The storm was also expected to create higher than average surf and strong rip currents along the San Diego County coastline this weekend. A National Weather Service beach hazards forecast was scheduled to be in effect through Monday evening. Meteorologists said large south swells generated by the storm could reach local beaches by Saturday night.
"Monsoon moisture will bring a chance of showers and thunderstorms this weekend, and some contribution of that moisture could come from the remnants of Dolores," according to the weather service. "In addition, Dolores will generate large southerly swell that will produce big surf and strong rip currents on south facing beaches this weekend."

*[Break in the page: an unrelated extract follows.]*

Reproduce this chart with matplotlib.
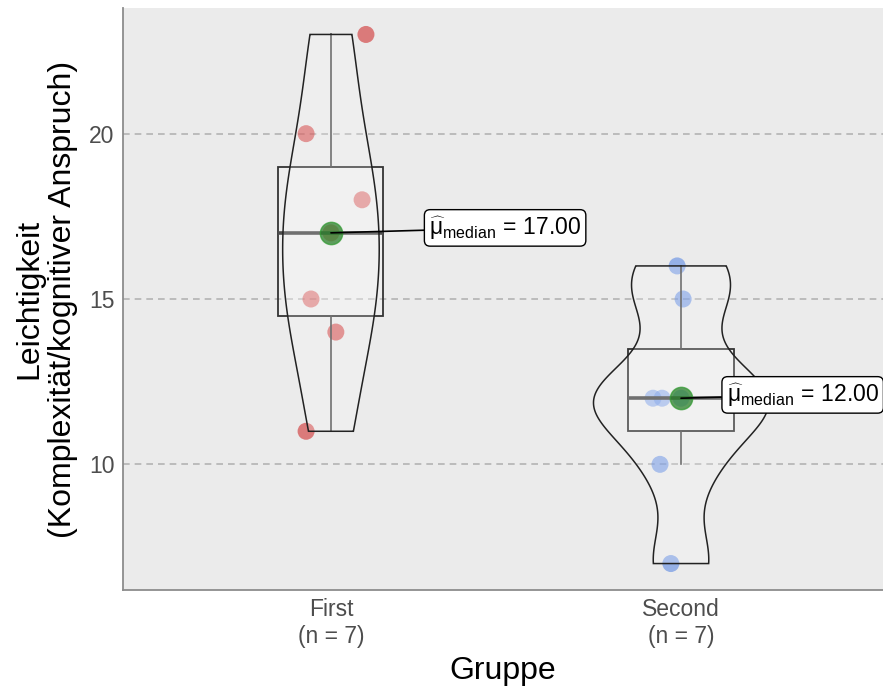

When the thunderstorms hit Saturday, lifeguards temporarily withdrew from their towers and warned beachgoers to take shelter, as moderate to heavy rain moved ashore along San Diego's coast in the morning hours.

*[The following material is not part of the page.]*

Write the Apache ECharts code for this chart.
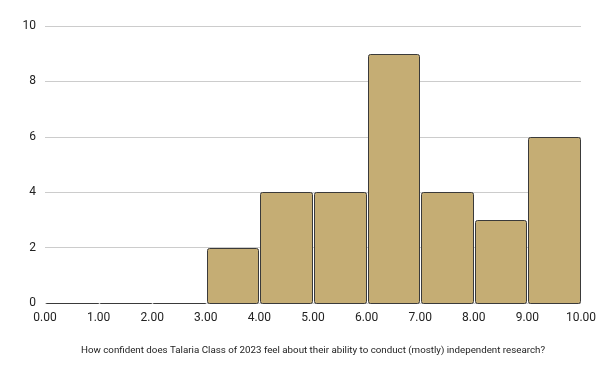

The downpour affected a South Bay sand castle contest, while the threat of lightning delayed the Over The Line tournament at Mission Bay by 30 minutes.
A spokesman for the tournament, Sonny Peterson, said he saw lightning strike close to the tournament site.
Peterson said the OTL teams resumed play on Fiesta Island when it was safe. In the event of further delays, he planned to expedite the tournament's schedule on Sunday and, if needed, Monday.
The National Weather Service warned lifeguards that a "life threatening" storm cell was seen just south of Point Loma, and was headed in a northeastern direction at 10:30 a.m., lifeguard Lt. Rich Stropky said.
Lifeguards confirmed the system's close proximity and Stropky issued Threat Level 3, which called all on-duty lifeguards to take shelter at headquarters.
Stropky said the beach was not shut down but his team warned beachgoers.
"We notified the public of the imminent threat," he said. "We highly recommend that they leave the area and seek shelter in buildings, away from metal."
Thunderstorms and lightning hit various cities in San Diego County earlier Saturday and the National Weather Service expected conditions to continue for the next couple of days, mostly in the desert and mountain regions.
According to the weather service, remnants of Tropical Storm Dolores, which is about 500 miles west of Cabo San Lucas, brought moisture and storm clouds to the county.
Although the weather service expected high surf and strong southern currents, Stropky said the waters were calm and there was no wind.
The stormy weather was predicted to clear by Tuesday.